When Luther bought the Apple-1 in 2004, the first few generations of iPods had been released, but Apple was nowhere close to what it would become. Luther said he was familiar with Steve Jobs, however, and had an inkling of the Apple-1’s future value.
“We didn’t know that the iPhone was going to come, but you still have a feeling, this guy has a really bright future,” he said.
When Luther decided he was ready to sell the computer, he marketed it with a self-published book. He called the book “insurance” for the computer, meaning that even if the book was unsuccessful, it might garner enough interest in the Apple-1 so that it would sell high.
“Maybe one won’t do that well, but the other will,” Luther said.
Mark Luther described his brother as a passionate collector with an entrepreneurial spirit.
“It was like the book was an idea that supported the value of the computer,” he said. “By writing a book about the computer, it was almost like a marketing thing.
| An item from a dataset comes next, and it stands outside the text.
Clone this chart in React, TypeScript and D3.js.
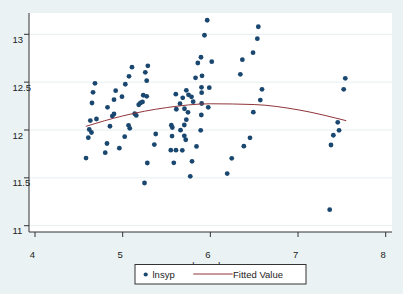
import React from 'react';
import * as d3 from 'd3';

// scatter data
const lnvendor = [
	4.582, 4.608, 4.619, 4.631, 4.644, 4.650, 4.662, 4.684, 4.701, 4.801,
	4.821, 4.827, 4.855, 4.882, 4.901, 4.901, 4.920, 4.962, 4.992, 5.023,
	5.030, 5.067, 5.081, 5.072, 5.106, 5.137, 5.155, 5.183, 5.203, 5.226,
	5.235, 5.274, 5.258, 5.287, 5.274, 5.249, 5.281, 5.361, 5.377, 5.549,
	5.608, 5.680, 5.583, 5.555, 5.566, 5.563, 5.606, 5.612, 5.654, 5.660,
	5.685, 5.705, 5.703, 5.703, 5.719, 5.726, 5.726, 5.751, 5.785, 5.804,
	5.745, 5.771, 5.791, 5.842, 5.831, 5.857, 5.893, 5.905, 5.933, 5.964,
	6.016, 5.899, 5.988, 5.901, 5.901, 5.976, 5.897, 5.890, 6.192, 6.244,
	6.382, 6.452, 6.490, 6.570, 6.589, 6.342, 6.365, 6.487, 6.536, 6.547,
	7.361, 7.376, 7.403, 7.468, 7.453, 7.521, 7.539
];
const lnsyp = [
	11.707, 11.920, 12.005, 12.099, 11.974, 12.282, 12.394, 12.488, 12.115, 11.763,
	11.859, 12.237, 12.039, 12.146, 12.167, 12.317, 12.411, 11.810, 12.348, 11.930,
	12.478, 12.049, 12.018, 12.561, 12.656, 12.170, 12.152, 12.264, 12.282, 12.293,
	12.363, 12.352, 12.603, 12.671, 12.515, 11.446, 11.655, 11.848, 11.958, 11.789,
	11.789, 11.788, 11.657, 12.050, 12.026, 11.937, 12.374, 12.217, 12.275, 11.998,
	12.336, 12.222, 12.052, 11.939, 11.898, 12.415, 12.108, 12.368, 12.347, 12.296,
	12.185, 11.516, 11.673, 11.828, 12.545, 12.700, 12.760, 12.566, 12.990, 13.147,
	12.714, 12.446, 12.442, 12.390, 12.277, 12.237, 12.157, 11.997, 11.545, 11.704,
	11.831, 11.918, 12.186, 12.313, 12.425, 12.582, 12.735, 12.808, 12.954, 13.079,
	11.167, 11.843, 11.945, 11.997, 12.080, 12.425, 12.540
];

// fitted curve, read at a few x positions
const fitX = [4.58, 5.0, 5.5, 6.0, 6.5, 7.0, 7.55];
const fitY = [12.038, 12.147, 12.234, 12.274, 12.266, 12.211, 12.097];

const xTicks = [4, 5, 6, 7, 8];
const yTicks = [11, 11.5, 12, 12.5, 13];

const W = 403;
const H = 294;

const App = () => {
	const x = d3.scaleLinear().domain([4, 8]).range([35, 385.7]);
	const y = d3.scaleLinear().domain([11, 13]).range([225.7, 34.3]);

	const plot = { left: 29, right: 392, top: 13, bottom: 232 };

	const line = d3.line()
		.x(d => x(d[0]))
		.y(d => y(d[1]))
		.curve(d3.curveMonotoneX);
	const fitted = line(fitX.map((v, i) => [v, fitY[i]]));

	const font = { fontFamily: '"Liberation Sans", Arial, sans-serif', fontSize: '9.5px' };

	return (
		<div style={{ position: 'fixed', left: 0, top: 0 }}>
			<svg width={W} height={H} style={{ display: 'block' }}>
				<rect x={0} y={0} width={W} height={H} fill='#EAF2F3' />
				<rect x={plot.left} y={plot.top} width={plot.right - plot.left} height={plot.bottom - plot.top} fill='white' />

				{/* gridlines */}
				{yTicks.map(t =>
					<line key={'g' + t} x1={plot.left} x2={plot.right} y1={y(t)} y2={y(t)} stroke='#E6EEF0' strokeWidth={1} />
				)}

				{/* axes */}
				<line x1={plot.left} x2={plot.left} y1={plot.top} y2={plot.bottom} stroke='#333' strokeWidth={1} />
				<line x1={plot.left} x2={plot.right} y1={plot.bottom} y2={plot.bottom} stroke='#333' strokeWidth={1} />

				{yTicks.map(t =>
					<g key={'y' + t}>
						<line x1={plot.left - 5} x2={plot.left} y1={y(t)} y2={y(t)} stroke='#333' />
						<text x={12.5} y={y(t) + 8.5} style={font} fill='#222'>{t}</text>
					</g>
				)}
				{xTicks.map(t =>
					<g key={'x' + t}>
						<line x1={x(t)} x2={x(t)} y1={plot.bottom} y2={plot.bottom + 5} stroke='#333' />
						<text x={x(t) - 2.5} y={257.5} textAnchor='middle' style={font} fill='#222'>{t}</text>
					</g>
				)}

				{/* points */}
				{lnvendor.map((v, i) =>
					<circle key={'p' + i} cx={x(v)} cy={y(lnsyp[i])} r={2.4} fill='#1A476F' />
				)}

				<path d={fitted} fill='none' stroke='#90353B' strokeWidth={1} />

				{/* axis title, mostly hidden under the legend */}
				<text x={(plot.left + plot.right) / 2} y={269} textAnchor='middle' style={font} fill='#222'>lnvendor</text>

				{/* legend */}
				<g>
					<rect x={135} y={264.5} width={171} height={19.5} fill='white' stroke='#333' strokeWidth={1} />
					<circle cx={145.7} cy={274.5} r={2.1} fill='#1A476F' />
					<text x={152.5} y={278} style={font} fill='#222'>lnsyp</text>
					<line x1={193.3} x2={232.7} y1={274} y2={274} stroke='#90353B' strokeWidth={1} />
					<text x={233} y={278} style={font} fill='#222'>Fitted Value</text>
				</g>
			</svg>
		</div>
	);
};

export default App;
Whereas if you’re not an entrepreneur, you might collect things, but you may never think about, well, how do I make a business out of this?”
Luther’s book demonstrates his need for knowledge and the passion he puts into his collections. While researching the project, Luther was able to track down and interview Steve Wosniak and befriend the third founder of Apple, Ron Wayne.
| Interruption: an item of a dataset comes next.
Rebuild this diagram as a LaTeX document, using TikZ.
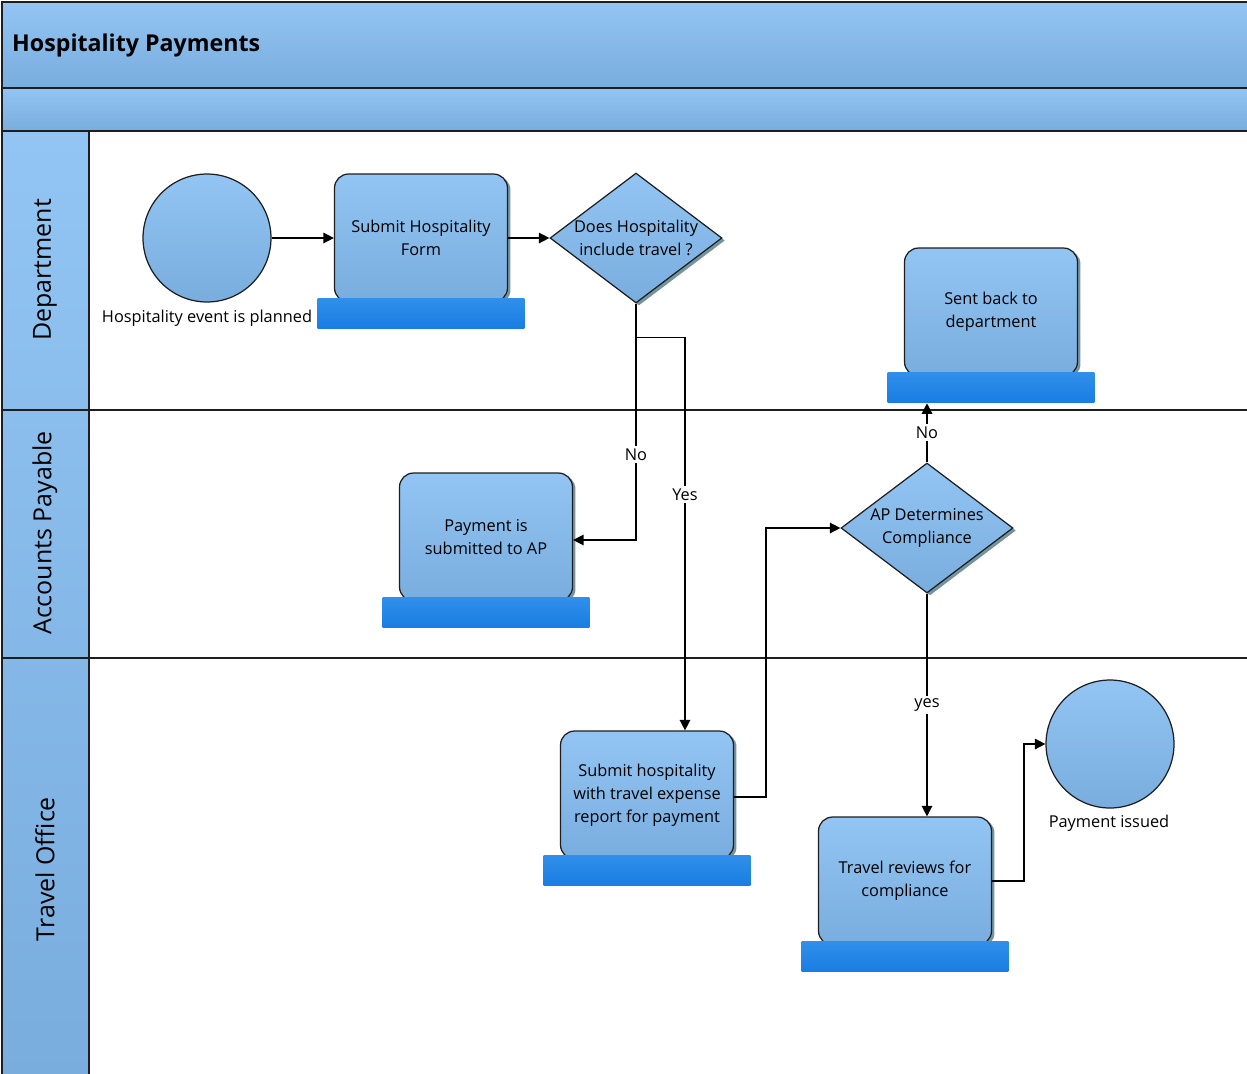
\documentclass[tikz,border=0pt]{standalone}
\usepackage{fontspec}
\setmainfont{Open Sans}
\usepackage{tikz}
\usetikzlibrary{
  shapes.geometric,
  arrows.meta,
  positioning,
  shadows
}
\definecolor{LaneTop}{RGB}{146,197,243}
\definecolor{LaneBottom}{RGB}{121,173,222}
\definecolor{BarTop}{RGB}{48,143,234}
\definecolor{BarBottom}{RGB}{24,124,226}
\definecolor{ShadowGray}{RGB}{118,148,160}
\definecolor{LineDark}{RGB}{30,30,30}
\tikzset{
    band/.style={draw=LineDark, line width=0.8pt, top color=LaneTop, bottom color=LaneBottom},
    lanename/.style={rotate=90, font=\fontsize{14.2}{16}\selectfont},
    task/.style={rectangle, rounded corners=8pt, draw=LineDark, line width=0.7pt,
        top color=LaneTop, bottom color=LaneBottom,
        minimum width=3.46cm, minimum height=2.56cm, align=center,
        font=\fontsize{9.3}{13}\selectfont,
        drop shadow={shadow xshift=0.06cm, shadow yshift=-0.04cm, fill=ShadowGray, opacity=1}},
    bar/.style={rectangle, top color=BarTop, bottom color=BarBottom,
        minimum width=4.14cm, minimum height=0.6cm, inner sep=0pt},
    choice/.style={diamond, draw=LineDark, line width=0.7pt,
        top color=LaneTop, bottom color=LaneBottom,
        minimum width=3.44cm, minimum height=2.6cm, inner sep=0pt,
        drop shadow={shadow xshift=0.06cm, shadow yshift=-0.05cm, fill=ShadowGray, opacity=1}},
    event/.style={circle, draw=LineDark, line width=0.7pt,
        top color=LaneTop, bottom color=LaneBottom,
        minimum size=2.56cm, inner sep=0pt},
    caption/.style={font=\fontsize{9.3}{11}\selectfont, inner sep=1pt},
    flow/.style={-{Triangle[length=6pt, width=6pt]}, line width=0.8pt},
    lbl/.style={fill=white, font=\fontsize{9.3}{11}\selectfont, inner sep=1.5pt}
}

\begin{document}
\begin{tikzpicture}[x=0.02cm, y=-0.02cm]
    \useasboundingbox (0,0) rectangle (1247,1073);
    \fill[white] (0,0) rectangle (1247,1073);

    % pool and lanes
    \path[band] (2,2) rectangle (1252,88);
    \path[band] (2,88) rectangle (1252,131);
    \path[band] (2,131) rectangle (89,1080);
    \draw[LineDark, line width=0.8pt] (89,410) -- (1252,410);
    \draw[LineDark, line width=0.8pt] (2,410) -- (89,410);
    \draw[LineDark, line width=0.8pt] (2,658) -- (1252,658);
    \node[anchor=west, font=\fontsize{13.2}{15}\selectfont\bfseries] (title) at (6,45) {Hospitality Payments};
    \node[lanename] (dept) at (45,270) {Department};
    \node[lanename] (ap) at (45,533) {Accounts Payable};
    \node[lanename] (travel) at (45,869) {Travel Office};

    % department
    \node[event] (start) at (207,238) {};
    \node[caption] (startlbl) at (207,318) {Hospitality event is planned};
    \node[task] (form) at (421,238) {Submit Hospitality\\Form};
    \node[bar, below=-0.08cm of form] (formbar) {};
    \node[choice, label={[align=center, font=\fontsize{9.3}{13}\selectfont]center:Does Hospitality\\include travel ?}] (travelq) at (636,238) {};
    \node[task] (sentback) at (991,312) {Sent back to\\department};
    \node[bar, below=-0.08cm of sentback] (sentbar) {};

    % accounts payable
    \node[task] (payap) at (486,537) {Payment is\\submitted to AP};
    \node[bar, below=-0.08cm of payap] (payapbar) {};
    \node[choice, label={[align=center, font=\fontsize{9.3}{13}\selectfont]center:AP Determines\\Compliance}] (compq) at (927,528) {};

    % travel office
    \node[task] (expense) at (647,795) {Submit hospitality\\with travel expense\\report for payment};
    \node[bar, below=-0.08cm of expense] (expensebar) {};
    \node[task] (review) at (905,881) {Travel reviews for\\compliance};
    \node[bar, below=-0.08cm of review] (reviewbar) {};
    \node[event] (finish) at (1110,744) {};
    \node[caption] (finishlbl) at (1109,823) {Payment issued};

    % connectors
    \draw[flow] (start.east) -- (start.east -| form.west);
    \draw[flow] (form.east) -- (travelq.west);
    \draw[flow] (travelq.south) |- node[lbl, pos=0.32] (nolbl) {No} ([yshift=-0.06cm]payap.east);
    \draw[flow] (travelq.south) -- ++(0,34) -| node[lbl, pos=0.7] (yeslbl) {Yes} ([xshift=0.76cm]expense.north);
    \draw[flow] ([yshift=-0.04cm]expense.east) -- ++(32,0) |- (compq.west);
    \draw[flow] (compq.north) -- node[lbl] (nolbltwo) {No} (compq.north |- sentbar.south);
    \draw[flow] (compq.south) -- node[lbl] (yeslbltwo) {yes} (compq.south |- review.north);
    \draw[flow] (review.east) -- ++(32,0) |- (finish.west);
\end{tikzpicture}
\end{document}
“Bob reached out to him, and all of a sudden Bob and Ron Wayne are like buddies,” Mark Luther said.
Wayne is widely known for selling his 10 percent share of Apple back to Jobs and Wosniak for $800. Had he kept his stake, he would have become a billionaire. Luther and Wayne attended Christie’s auction in New York together in December of 2014, where Wayne sold documentation he had designed for Steve Jobs, and Luther sold his computer for $365,000.
“I can tell you this, he’s a most remarkable man. He never seemed to do anything halfway,” Wayne said. “He had been so meticulous about every aspect of that auction both for his material and for mine. It was really quite remarkable.”
Mark Luther said escapades like these never fazed him, since the men in his family had been collectors his whole life. Mark, Bob, their third brother Mike and their father enjoyed buying, repairing and reselling cars together.
“We’ve certainly been to a lot of auctions together. It was kind of a family affair – well, family with my brothers and father,” he said. “We would go to Arizona every year to an antique car, a big Barrett-Jackson auction.”
At one point growing up, Mark Luther said there were 12 or 13 cars spilling out of their driveway onto the street and around the cul-de-sac.
“It became a little bit like a car collector’s house. People in the neighborhood knew that this was one of the houses where collectors live,” he said.
Mark Luther said some of his brother’s most interesting car-related collectibles included a limousine that was used in a president’s inaugural parade, six Secret Service Harley Davidson motorcycles and the Mello Yello racing suit that Tom Cruise wore in the movie “Days of Thunder.”
“He enjoys the history of the items he collects, but also the people he meets through that process,” Mark Luther said.
“When Bob goes out to look at the car, he probably gets as much enjoyment out of meeting the owner who says, ‘Yeah, I bought this car new in 1965, and my children, we enjoyed it, we did this and that.’ Bob enjoys that part of the process as much as the actual object,” he said.
When Wayne reflected on the New York trip, he talked more about Luther’s company than the auction itself.
“We had a lot of chatting and fun,” Wayne said. “[He was] effervescent, I would say. He was a very, very pleasant traveling companion, and we talked about many things, and he was helpful in everything. I think he enjoyed my company. I certainly enjoyed his.”
“There are people that just don’t like other people,” Mark Luther said. “They prefer to just not be social, [but Bob] most enjoys the story and the people behind every object.”